Не только великий писатель, но и очень умный человек Лев Толстой считал, что сочинять стихи – все равно что танцевать за плугом. Он, вероятно, имел в виду, что думать на главные темы и так непросто, зачем же еще усложнять себе задачу, отвлекаясь на всякие выкрутасы – размер и рифму. Но чуткие к поэзии люди могли бы возразить, что Толстой, в общем и целом, прав, кроме тех случаев, когда он не прав.

Возьмем для примера такое философское суждение: объективный мир и человеческое мышление имеют принципиально разные начала, поэтому все попытки осмыслить устройство мироздания тщетны. Суждение как суждение – глубокое и горькое, его можно принять к сведению. Но вот как высказался на ту же тему Тютчев:

Природа – сфинкс. И тем она верней

Своим искусом губит человека,

Что, может статься, никакой от века

Загадки нет и не было у ней.

Для чувствительного читателя эти четыре строки тотчас делают отвлеченное философское предположение личным переживанием, дают возможность испытать собственную и сиюминутную эмоцию от старинной выкладки ума. А знать какую‐либо точку зрения на предмет и испытать по поводу того же предмета собственное чувство – качественно разные вещи.

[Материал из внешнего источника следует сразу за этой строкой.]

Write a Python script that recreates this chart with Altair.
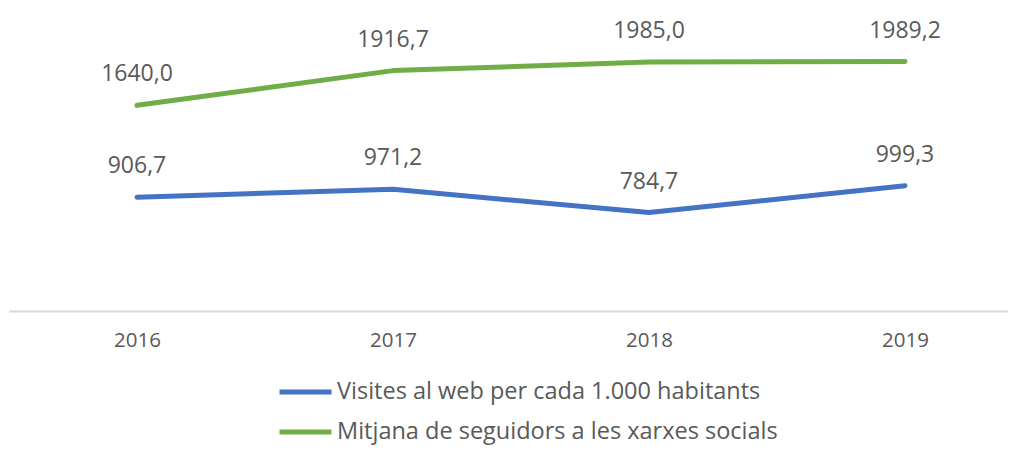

Зачем мы посещаем памятные для себя места – двор детства или окрестности дачи, где жили когда‐то? Мы разве не знаем заранее, что нас там больше нет, что нет в живых многих людей, с памятью о которых связаны эти пейзажи? Или для нас новость, что время безвозвратно проходит? Всё мы прекрасно знаем, но хотим пережить этот опыт вновь, понарошку воскресить прошлое, убедиться в собственной причастности к печали и радости жизни.

Что‐то такое представляет собой и поэзия в сложившемся за последние два с половиной столетия понимании. Ее можно сравнить со снадобьем, под воздействием которого разыгрывается воображение и человек на время оказывается под обаянием какого‐либо авторского настроения или хода мысли, но при этом все‐таки отдает себе отчет, чем вызван неожиданный прилив определенных мыслей и чувств. Нечто вроде полусна на заказ.

Вот этот‐то, сродни наркотическому, эффект искусства, скорей всего, и раздражал моралиста Толстого. И он имел право на раздражение, поскольку, как мало кто, знал, с чем имеет дело.